Israeli Prime Minister Benjamin Netanyahu speaks during a memorial ceremony to mark the 22nd anniversary of the assassination of former Israeli prime minister Yitzhak Rabin, at the military cemetery on mount Herzl, in Jerusalem, on November 1, 2017. (Photo by AFP)

Mohammed bin Salman parroted Netanyahu’s rhetoric on Iran in an interview with The New York Times’ Thomas Friedman. In that same interview, over “lamb dishes” in an “ornate adobe-walled palace” near Riyadh, the Saudi prince comfortably managed to charm the leading US daily’s foreign affairs columnist with his bid to “modernize” Saudi Arabia.

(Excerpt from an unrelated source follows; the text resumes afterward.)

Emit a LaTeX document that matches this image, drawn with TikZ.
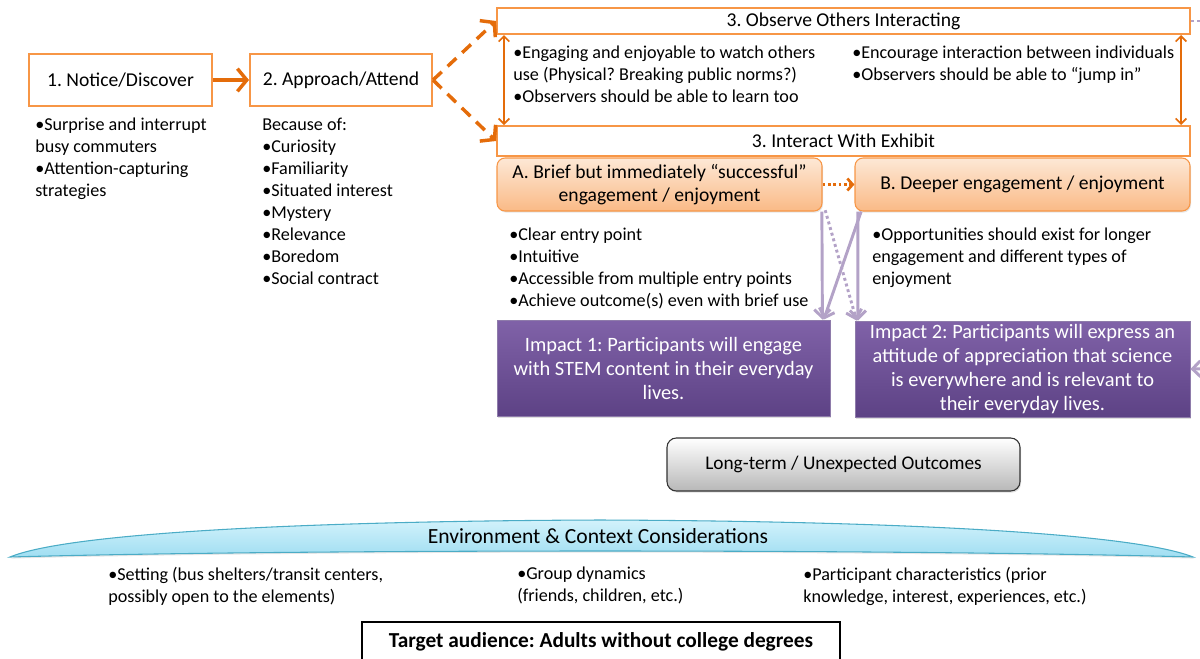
\documentclass[tikz,border=0pt]{standalone}
\usepackage{fontspec}
\setmainfont{Carlito}
\usetikzlibrary{arrows.meta,shadows}
\frenchspacing

\definecolor{boxOrange}{RGB}{247,150,70}
\definecolor{arrOrange}{RGB}{228,108,10}
\definecolor{peachTop}{RGB}{253,232,214}
\definecolor{peachBot}{RGB}{250,186,134}
\definecolor{impTop}{RGB}{128,98,168}
\definecolor{impBot}{RGB}{93,66,133}
\definecolor{arrPurple}{RGB}{179,162,199}
\definecolor{envTop}{RGB}{210,242,251}
\definecolor{envBot}{RGB}{160,222,242}
\definecolor{envLine}{RGB}{75,172,198}

\begin{document}
\begin{tikzpicture}[x=0.75pt,y=0.75pt,yscale=-1,xscale=1,
  every node/.style={font=\fontsize{14.7}{17.25}\selectfont},
  stage/.style={draw=boxOrange, line width=1.5pt, fill=white, inner sep=0pt},
  phase/.style={draw=boxOrange, line width=0.8pt, rounded corners=6pt, top color=peachTop, bottom color=peachBot,
    inner sep=0pt, align=center,
    drop shadow={opacity=0.2, shadow xshift=0.8pt, shadow yshift=-1.2pt}},
  impact/.style={draw=impBot!70!white, line width=0.6pt, top color=impTop, bottom color=impBot, text=white,
    inner sep=0pt, align=center, font=\fontsize{15.3}{18}\selectfont,
    drop shadow={opacity=0.25, shadow xshift=0.8pt, shadow yshift=-1.2pt}},
  outcome/.style={draw=black!80, line width=0.8pt, rounded corners=7pt, top color=white, bottom color=black!28,
    inner sep=0pt, font=\fontsize{14.5}{17}\selectfont,
    drop shadow={opacity=0.25, shadow xshift=0.8pt, shadow yshift=-1.2pt}},
  notes/.style={anchor=north west, yshift=8.55pt, align=left, inner sep=0pt,
    font=\fontsize{13.6}{16.5}\selectfont, execute at begin node=\strut},
  flow/.style={arrOrange, line width=2.6pt, -{Straight Barb[length=7pt,width=17pt,line width=2.6pt]}},
  branch/.style={flow, dash pattern=on 9pt off 6pt},
  swap/.style={arrOrange, line width=1.3pt, {Straight Barb[length=4pt,width=8pt,line width=1.3pt]}-{Straight Barb[length=4pt,width=8pt,line width=1.3pt]}},
  link/.style={arrPurple, line width=2.2pt, -{Straight Barb[length=6pt,width=12pt,line width=2.2pt]}}
]
\clip (0,0) rectangle (1200,658);

% Stage 1 and 2
\node [stage, minimum width=137.25pt, minimum height=39pt] (notice) at (120.5,80) {1. Notice/Discover};
\node [stage, minimum width=136.5pt, minimum height=39pt] (approach) at (341,80) {2. Approach/Attend};
\draw [flow] (notice) -- (approach);

\node [notes] (noticenotes) at (35,129) {•Surprise and interrupt\\busy commuters\\•Attention-capturing\\strategies};
\node [notes] (approachnotes) at (262,129) {Because of:\\•Curiosity\\•Familiarity\\•Situated interest\\•Mystery\\•Relevance\\•Boredom\\•Social contract};

% Stage 3: observe / interact
\node [stage, minimum width=519.75pt, minimum height=19.5pt] (observe) at (843.5,21) {3. Observe Others Interacting};
\node [stage, minimum width=519.75pt, minimum height=22.5pt] (interact) at (843.5,141) {3. Interact With Exhibit};
\draw [branch] (approach.east) -- (observe.west);
\draw [branch] (approach.east) -- (interact.west);
\draw [swap] ([xshift=6pt]observe.south west) -- ([xshift=6pt]interact.north west);
\draw [swap] ([xshift=-7.5pt]observe.south east) -- ([xshift=-7.5pt]interact.north east);

\node [notes] (observenotesL) at (513,57) {•Engaging and enjoyable to watch others\\use (Physical? Breaking public norms?)\\•Observers should be able to learn too};
\node [notes] (observenotesR) at (852,57) {•Encourage interaction between individuals\\•Observers should be able to “jump in”};

% Engagement A and B
\node [phase, minimum width=243.75pt, minimum height=39.75pt] (briefA) at (659.5,184.5) {A. Brief but immediately “successful”\\engagement / enjoyment};
\node [phase, minimum width=251.25pt, minimum height=39.75pt] (deeperB) at (1022.5,184.5) {B. Deeper engagement / enjoyment};
\draw [arrOrange, line width=2pt, dash pattern=on 2pt off 2pt, -{Straight Barb[length=4pt,width=9pt,line width=2pt]}] (briefA) -- (deeperB);

\node [notes] (briefnotes) at (509,239) {•Clear entry point\\•Intuitive\\•Accessible from multiple entry points\\•Achieve outcome(s) even with brief use};
\node [notes] (deepernotes) at (872,239) {•Opportunities should exist for longer\\engagement and different types of\\enjoyment};

% Impacts
\node [impact, minimum width=249.75pt, minimum height=72pt] (impact1) at (663.5,368) {Impact 1: Participants will engage\\with STEM content in their everyday\\lives.};
\node [impact, minimum width=251.25pt, minimum height=72pt] (impact2) at (1022.5,369) {Impact 2: Participants will express an\\attitude of appreciation that science\\is everywhere and is relevant to\\their everyday lives.};

\draw [link] ([xshift=-0.5pt]briefA.south east) -- ([xshift=-6pt]impact1.north east);
\draw [link, dash pattern=on 2.2pt off 2.2pt] ([xshift=2pt,yshift=-1pt]briefA.south east) -- ([xshift=1.5pt]impact2.north west);
\draw [link] ([xshift=5pt]deeperB.south west) -- ([xshift=-5pt]impact1.north east);
\draw [link] ([xshift=2.5pt]deeperB.south west) -- ([xshift=2.5pt]impact2.north west);

\coordinate (offright) at (1235,368);
\coordinate (offtop) at (1235,21);
\draw [link] (offright) -- (impact2.east);
\draw [arrPurple, line width=2.2pt, dash pattern=on 2.2pt off 2.2pt] (observe.east) -- (offtop);

% Long-term outcomes
\node [outcome, minimum width=264.75pt, minimum height=39.75pt] (longterm) at (843.5,464.5) {Long-term / Unexpected Outcomes};

% Environment banner
\draw [envLine, line width=0.8pt, top color=envTop, bottom color=envBot, drop shadow={opacity=0.2, shadow xshift=0.8pt, shadow yshift=-1.2pt}]
  (10,557) .. controls (70,532) and (320,521) .. (600,520) .. controls (880,521) and (1130,532) .. (1193,557)
  .. controls (900,549) and (300,549) .. (10,557) -- cycle;
\node [font=\fontsize{16.2}{18}\selectfont] (envlabel) at (598,536) {Environment \& Context Considerations};

\node [notes] (envnotes1) at (108,578) {•Setting (bus shelters/transit centers,\\possibly open to the elements)};
\node [notes] (envnotes2) at (517,578) {•Group dynamics\\(friends, children, etc.)};
\node [notes] (envnotes3) at (803,578) {•Participant characteristics (prior\\knowledge, interest, experiences, etc.)};

% Audience
\node [draw=black, line width=1.2pt, fill=white, minimum width=358.5pt, minimum height=30pt, font=\fontsize{16}{18}\bfseries] (audience) at (601,642) {Target audience: Adults without college degrees};

\end{tikzpicture}
\end{document}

Clearly bemused, Mr. Friedman wrote of that bid, “Only a fool would predict its success — but only a fool would not root for it.”

Mr. Friedman didn’t quite get it: Mohammed bin Salman’s regional stunts offer a perfect measure of his general competence. And thus, only a fool would wish success for a fool’s errand, domestic or otherwise.

 

(The views expressed in this article do not necessarily reflect those of Press TV.)